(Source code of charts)

* * *

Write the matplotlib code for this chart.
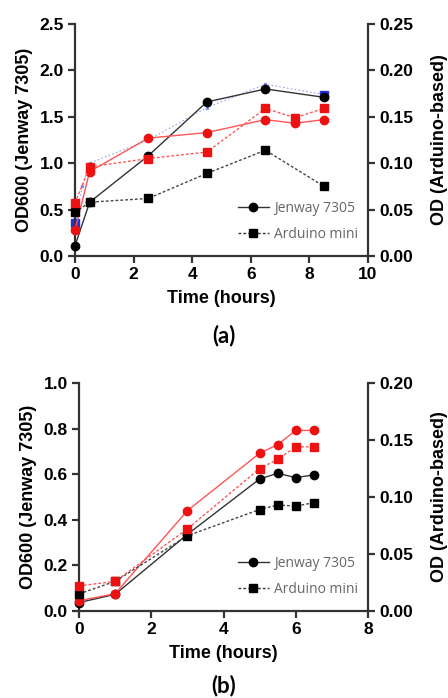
import matplotlib
matplotlib.use("Agg")
import matplotlib.pyplot as plt
from matplotlib.lines import Line2D

# ---------------- data: panel (a) ----------------
a_t_jen_black = [0, 0.5, 2.5, 4.5, 6.5, 8.5]
a_jen_black = [0.11, 0.58, 1.08, 1.66, 1.80, 1.71]
a_t_ard_black = [0, 0.5, 2.5, 4.5, 6.5, 8.5]
a_ard_black = [0.047, 0.058, 0.062, 0.089, 0.114, 0.075]
a_t_jen_red = [0, 0.5, 2.5, 4.5, 6.5, 7.5, 8.5]
a_jen_red = [0.28, 0.91, 1.27, 1.33, 1.47, 1.43, 1.47]
a_t_ard_red = [0, 0.5, 2.5, 4.5, 6.5, 7.5, 8.5]
a_ard_red = [0.057, 0.096, 0.105, 0.112, 0.159, 0.149, 0.159]
a_t_blue = [0, 0.25, 0.5, 2.5, 4.5, 6.5, 8.5]
a_blue = [0.36, 0.75, 1.0, 1.25, 1.60, 1.85, 1.74]

# ---------------- data: panel (b) ----------------
b_t = [0, 1, 3, 5, 5.5, 6, 6.5]
b_jen_black = [0.037, 0.073, 0.336, 0.579, 0.604, 0.585, 0.597]
b_ard_black = [0.015, 0.026, 0.066, 0.089, 0.093, 0.092, 0.095]
b_jen_red = [0.045, 0.076, 0.44, 0.692, 0.730, 0.792, 0.792]
b_ard_red = [0.022, 0.026, 0.072, 0.125, 0.133, 0.144, 0.144]

legend_labels = ["Jenway 7305", "Arduino mini"]
xlabel = "Time (hours)"
ylabel_left = "OD600 (Jenway 7305)"
ylabel_right = "OD (Arduino-based)"

W, H = 448, 698
fig = plt.figure(figsize=(W / 100, H / 100), dpi=100)

FONT = "Liberation Sans"
TICK_FS = 12.5
LAB_FS = 13
SPINE = "#333333"


def style_axes(ax, ax2):
    for a in (ax, ax2):
        a.spines["top"].set_visible(False)
        for s in ("left", "right", "bottom"):
            a.spines[s].set_linewidth(1.6)
            a.spines[s].set_color(SPINE)
        a.tick_params(direction="out", length=5, width=1.6, color=SPINE, pad=3)
        a.patch.set_visible(False)
    ax.spines["right"].set_visible(False)
    ax2.spines["left"].set_visible(False)
    ax2.spines["bottom"].set_visible(False)
    for lab in ax.get_xticklabels() + ax.get_yticklabels() + ax2.get_yticklabels():
        lab.set_fontfamily(FONT)
        lab.set_fontweight("bold")
        lab.set_fontsize(TICK_FS)
    ax.set_xlabel(xlabel, fontfamily=FONT, fontweight="bold", fontsize=LAB_FS, labelpad=6)
    ax.set_ylabel(ylabel_left, fontfamily=FONT, fontweight="bold", fontsize=LAB_FS, labelpad=5)
    ax2.set_ylabel(ylabel_right, fontfamily=FONT, fontweight="bold", fontsize=LAB_FS,
                   rotation=90, labelpad=13)


def legend(ax):
    handles = [
        Line2D([], [], color="#333333", lw=1.0, marker="o", ms=6, mfc="black", mec="black"),
        Line2D([], [], color="#333333", lw=1.0, ls=(0, (2, 1.5)), marker="s", ms=6,
               mfc="black", mec="black"),
    ]
    leg = ax.legend(handles, legend_labels, loc="lower right", frameon=False,
                    prop={"family": "Open Sans", "size": 10}, handlelength=2.2,
                    handletextpad=0.4, labelspacing=0.75, borderaxespad=0.3,
                    bbox_to_anchor=(1.0, 0.02))
    for t in leg.get_texts():
        t.set_color("#666666")


dash = (0, (2, 1.5))
kw_c = dict(marker="o", ms=6, lw=1.0, clip_on=False, zorder=3)
kw_s = dict(marker="s", ms=6, lw=1.0, ls=dash, clip_on=False, zorder=3)

# ---------------- panel (a) ----------------
axA = fig.add_axes([75 / W, (H - 256) / H, 293 / W, 232 / H])
axA2 = axA.twinx()
axA.plot(a_t_blue, a_blue, color="#5566ee", lw=0.8, ls=(0, (1.5, 2)), marker="s", ms=2,
         alpha=0.6, clip_on=False, zorder=2)
axA.plot([a_t_blue[0], a_t_blue[-1]], [a_blue[0], a_blue[-1]], ls="none", marker="s", ms=6,
         color="#2233dd", clip_on=False, zorder=2)
axA.plot(a_t_jen_black, a_jen_black, color="#333333", mfc="black", mec="black", **kw_c)
axA.plot(a_t_jen_red, a_jen_red, color="#ff5555", mfc="#ee1111", mec="#ee1111", **kw_c)
axA2.plot(a_t_ard_black, a_ard_black, color="#444444", mfc="black", mec="black", **kw_s)
axA2.plot(a_t_ard_red, a_ard_red, color="#ff5555", mfc="#ee1111", mec="#ee1111", **kw_s)
axA.set_xlim(0, 10)
axA.set_ylim(0, 2.5)
axA2.set_ylim(0, 0.25)
axA.set_xticks([0, 2, 4, 6, 8, 10])
axA.set_yticks([0, 0.5, 1.0, 1.5, 2.0, 2.5])
axA.set_yticklabels(["0.0", "0.5", "1.0", "1.5", "2.0", "2.5"])
axA2.set_yticks([0, 0.05, 0.10, 0.15, 0.20, 0.25])
axA2.set_yticklabels(["0.00", "0.05", "0.10", "0.15", "0.20", "0.25"])
style_axes(axA, axA2)
legend(axA2)
fig.text(224 / W, 1 - 336 / H, "(a)", ha="center", va="center", fontfamily="Lato",
         fontweight="bold", fontsize=16)

# ---------------- panel (b) ----------------
axB = fig.add_axes([79 / W, (H - 611) / H, 289 / W, 228 / H])
axB2 = axB.twinx()
axB.plot(b_t, b_jen_black, color="#333333", mfc="black", mec="black", **kw_c)
axB.plot(b_t, b_jen_red, color="#ff5555", mfc="#ee1111", mec="#ee1111", **kw_c)
axB2.plot(b_t, b_ard_black, color="#444444", mfc="black", mec="black", **kw_s)
axB2.plot(b_t, b_ard_red, color="#ff5555", mfc="#ee1111", mec="#ee1111", **kw_s)
axB.set_xlim(0, 8)
axB.set_ylim(0, 1.0)
axB2.set_ylim(0, 0.20)
axB.set_xticks([0, 2, 4, 6, 8])
axB.set_yticks([0, 0.2, 0.4, 0.6, 0.8, 1.0])
axB.set_yticklabels(["0.0", "0.2", "0.4", "0.6", "0.8", "1.0"])
axB2.set_yticks([0, 0.05, 0.10, 0.15, 0.20])
axB2.set_yticklabels(["0.00", "0.05", "0.10", "0.15", "0.20"])
style_axes(axB, axB2)
legend(axB2)
fig.text(224 / W, 1 - 686 / H, "(b)", ha="center", va="center", fontfamily="Lato",
         fontweight="bold", fontsize=16)

fig.savefig("out.png", dpi=100)
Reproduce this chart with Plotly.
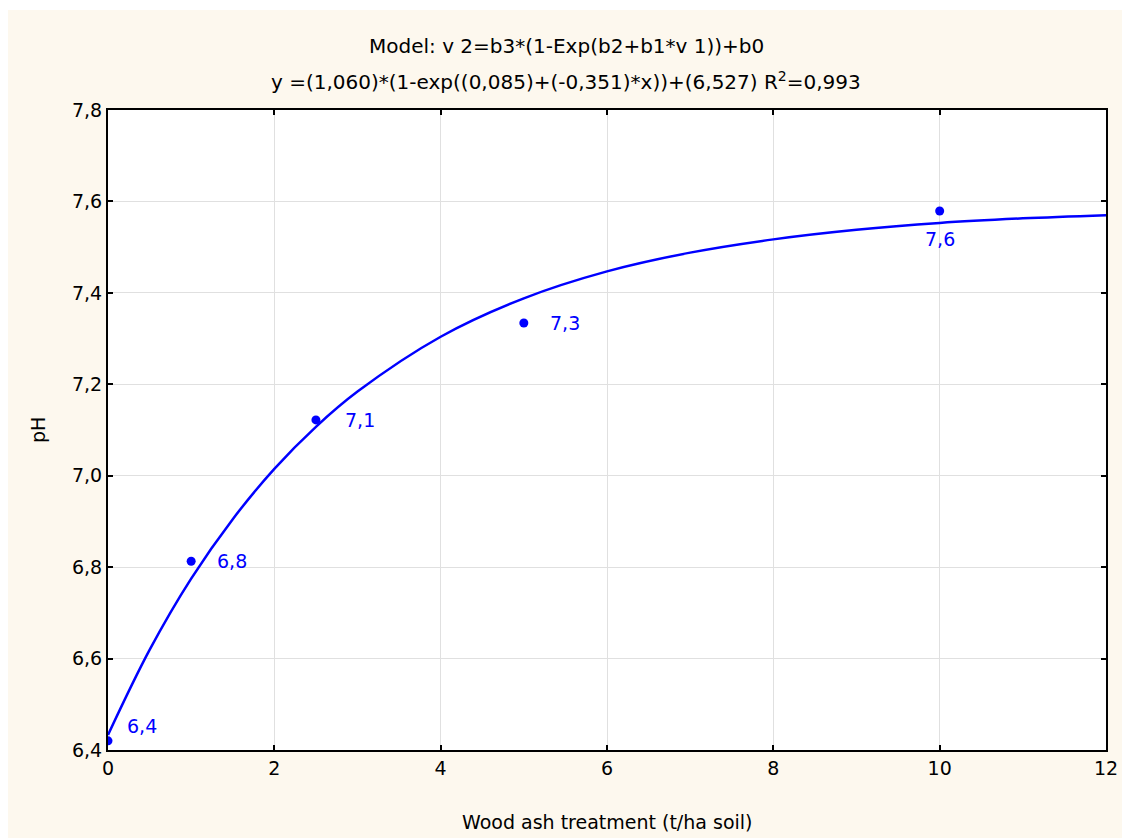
import plotly.graph_objects as go

# Observed data points
x_obs = [0, 1, 2.5, 5, 10]
y_obs = [6.42, 6.813, 7.122, 7.334, 7.579]
# label offsets (pixels) relative to each point
label_dx = [17, 24, 27, 24, 0]
label_dy = [15, 0, 0, 0, -28]
label_anchor = ["left", "left", "left", "left", "center"]

# Fitted curve
x_fit = [0, 0.5, 1, 1.5, 2, 2.5, 3, 4, 5, 6, 7, 8, 9, 10, 11, 12]
y_fit = [6.433, 6.619, 6.775, 6.905, 7.015, 7.107, 7.184, 7.304, 7.388,
         7.447, 7.488, 7.517, 7.538, 7.553, 7.563, 7.570]

x_ticks = [0, 2, 4, 6, 8, 10, 12]
y_ticks = [6.4, 6.6, 6.8, 7.0, 7.2, 7.4, 7.6, 7.8]

title_line1 = "Model: v 2=b3*(1-Exp(b2+b1*v 1))+b0"
title_line2 = "y =(1,060)*(1-exp((0,085)+(-0,351)*x))+(6,527) R<sup>2</sup>=0,993"
x_title = "Wood ash treatment (t/ha soil)"
y_title = "pH"

W, H = 1122, 838
L, R, T, B = 108, 16, 110, 88
pw, ph = W - L - R, H - T - B

FONT = "DejaVu Sans, Verdana, sans-serif"
BLUE = "#0000FF"
CREAM = "#FDF8EE"

fig = go.Figure()
fig.add_trace(go.Scatter(x=x_fit, y=y_fit, mode="lines",
                         line=dict(color=BLUE, width=2.5, shape="spline"),
                         hoverinfo="skip", showlegend=False))
fig.add_trace(go.Scatter(x=x_obs, y=y_obs, mode="markers",
                         marker=dict(color=BLUE, size=9),
                         showlegend=False, cliponaxis=True))

for xv, yv, dx, dy, anc in zip(x_obs, y_obs, label_dx, label_dy, label_anchor):
    fig.add_annotation(x=xv, y=yv, xref="x", yref="y", text=f"{yv:.1f}".replace(".", ","),
                       showarrow=False, xshift=dx, yshift=dy, xanchor=anc, yanchor="middle",
                       font=dict(size=19, family=FONT, color=BLUE))

axis_common = dict(showline=True, linecolor="black", linewidth=2, mirror="ticks",
                   ticks="inside", ticklen=5, tickwidth=2, tickcolor="black",
                   showgrid=True, gridcolor="#E0E0E0", gridwidth=1, zeroline=False,
                   tickfont=dict(size=19, family=FONT, color="black"))

fig.update_xaxes(range=[0, 12], tickvals=x_ticks, ticktext=[str(v) for v in x_ticks], **axis_common)
fig.update_yaxes(range=[6.4, 7.8], tickvals=y_ticks, tickformat=".1f", **axis_common)

# Cream background panel with white outer frame
fig.add_shape(type="rect", xref="paper", yref="paper", layer="below",
              x0=(8 - L) / pw, x1=(W - L) / pw, y0=-(B) / ph, y1=(H - B - 10) / ph,
              fillcolor=CREAM, line=dict(width=0))
fig.add_shape(type="rect", xref="paper", yref="paper", layer="below",
              x0=0, x1=1, y0=0, y1=1, fillcolor="white", line=dict(width=0))

tcx = (566 - L) / pw
fig.add_annotation(text=title_line1, xref="paper", yref="paper", x=tcx, y=(H - B - 46) / ph,
                   showarrow=False, font=dict(size=20, family=FONT, color="black"), yanchor="middle")
fig.add_annotation(text=title_line2, xref="paper", yref="paper", x=tcx, y=(H - B - 81) / ph,
                   showarrow=False, font=dict(size=20, family=FONT, color="black"), yanchor="middle")
fig.add_annotation(text=x_title, xref="paper", yref="paper", x=0.5, y=-(822 - (H - B)) / ph,
                   showarrow=False, font=dict(size=19, family=FONT, color="black"), yanchor="middle")
fig.add_annotation(text=y_title, xref="paper", yref="paper", x=(38 - L) / pw, y=0.5, textangle=-90,
                   showarrow=False, font=dict(size=19, family=FONT, color="black"),
                   xanchor="center", yanchor="middle")

fig.update_layout(width=W, height=H, margin=dict(l=L, r=R, t=T, b=B, autoexpand=False),
                  paper_bgcolor="white", plot_bgcolor="white", separators=", ",
                  font=dict(family=FONT))

fig.write_html("out.html", config={"displayModeBar": False},
               post_script="document.body.style.margin='0px';")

* * *

All lines from the start of the entries above through the line containing "from matplotlib.lines import Line2D" are to be given again exactly; the pictures are not.

Write the matplotlib code for this chart.
import matplotlib
matplotlib.use("Agg")
import matplotlib.pyplot as plt
from matplotlib.lines import Line2D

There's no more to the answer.